高度救命救急センターの憂鬱 Spinoff

さかき原枝都は(さかきはらえつは)

第1話1.長い夜に………


今日の当直医は救命医の笹山ささやまゆみと、奥村優華おくむらゆうかの二人。この二人がコンビの時には、必ずこの救命センターは修羅場と化す。


プレミアムフライディーの午後11時50分。エマージェンシーコールが静まり返ったセンター内に鳴り響く。


「はい北部救命センターです」

「こちら北部レスキュー高橋です。自動車による交通事故負傷者2名の搬送受け入れをお願いいたします」

「了解しました。状態は?」

「1名は徐脈によりAED使用、心拍戻りません。もう1名は意識あり、頭部より出血、左側腹部に金属片の様なものが刺さっています」

「わかりました。
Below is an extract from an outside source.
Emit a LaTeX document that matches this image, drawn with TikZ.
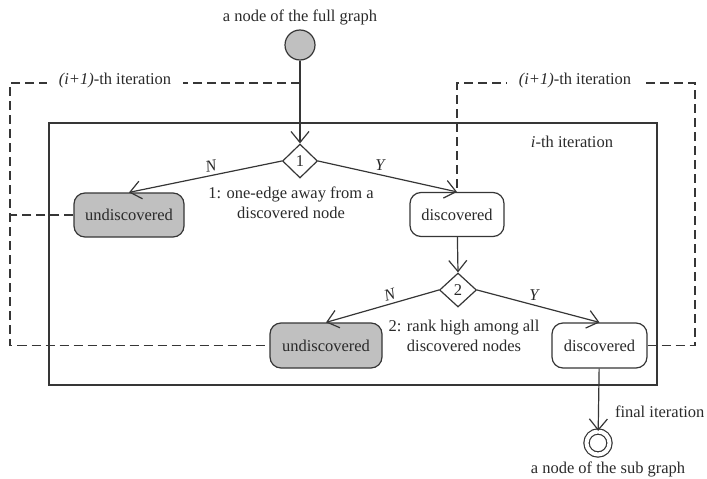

搬送お願いします」

「了解」


受話器を置き、ディスクに向かう奥村優華の後ろから手をまわし。

「ねぇ、優華ちゃん2名だって、一人は心肺停止みたい」

「嬉しそうね」

「そうぉ? だって今日暇じゃない」

「私たちが暇って言う事はいい事じゃなくて……」

「まぁね」

「それより、いい加減私の胸、撫でるのやめてくれない?」

「いいじゃない減るもんじゃないし。何なら私の胸も撫でてみる?」

「馬鹿な事言ってないで、ゆみも気持ち切り替えなさい。行くわよ」

「うふふ、さぁーてやるとしますか……」


救急車のサイレンの音が止まる。

緊急搬送入り口に2台の救急車が止まった。


後部ハッチが開けられストレッチャーが車体から出る。

一人は心臓マッサージを救急隊員が行っていた。

挿管はされていない。

「心停止確認から何分経過しました?」

「およそ8分です」

看護師が輸液、とモニターの準備をする。

いちにさん、いつもの掛け声とともに、ストレッチャーから処置台へ患者を移動させる。


処置台に移動された患者の腕から看護師がラインを取る。

笹山ゆみは即座に患者の口を開き挿管器具を装着させる。

「挿管完了」チューブを呼吸器につなぐ、ものの3分ともかからず行うその速さ


バイタルは?

「心拍………VF《心室細動》です」

患者の状態は未だ意識がない、体全体を即座に見回し外傷による出血がないことを確認する。そして笹山ゆみは言う。

「除細動」

準備をしている看護師からチャージOK。と声が返ってきた。


「離れて!」パドルを患者の胸に当て電気ショックを与える。

ドクン、かすかな鈍い音が患者から発せられる。

モニターを見てその波形が依然微弱な波形であることを見つつ。

「モジュールを上げて」

「はい……チャージOKです」看護師が答える。

再び彼女は言う

「離れて!」ドクンと患者の体が少し跳ねあがる。

長い間の後(実際は数秒間であるが、そんな体感時間に感じる長さであった)、ピクンとモニターの波形に動きがある事を見る。

ピッ、ピッと今までと違う強さを持った波形が戻る。


「ふぅ、何とか動いた。まずは頭部と腹部、骨盤のCTへ」

患者を移動しCT検査室へと移動させた。

「奥村先生そっちはどう?」

「そっち落ち着いたみたいね。ちょっと手を貸してもらえるとありがたいかなぁ」

「何が刺さっている?」

「さぁ何かは分からないけどペンみたいなものかしら。とりあえずオペしない行けないわね。ここでやる?」

「やるしかないんじゃない。まずは刺さっている物取り除かなきゃいけないでしょ」

「そうね。開胸セット準備して」

「ねぇ同意書は?」

「局部麻酔が効いているし本人意識もあるから、訊いてみて」

「遠野さん、解りますか?」

患者の彼女は軽く頷く。


笹山医師は臆することなく患者に向かい言う。

「遠野さん、あなたのお腹に今ペンの様なものが刺さっています。それを取り除かないと命に関わります。そのための手術を行います。承諾いただけますか?」

こくりと力なく患者は頷いた。


「ご家族や親類は?」

「もうじき来るんじゃない。さっき救急隊員から警察から連絡が行っているみたいだから」

「そう、来るの待つ?」

「多分……まってられないと思うわ。出血の量が徐々に増えている」


「ならば……緊急オペだな。応援よぼっかぁ」

「ええ、ここでは刺さっているペンを取り除くことしかできない。その後の回復オペが必要になるから、オペ室も抑えておいて」

「解った……」

笹山医師の表情が変わる。一人の外科医としての姿に彼女は変貌する。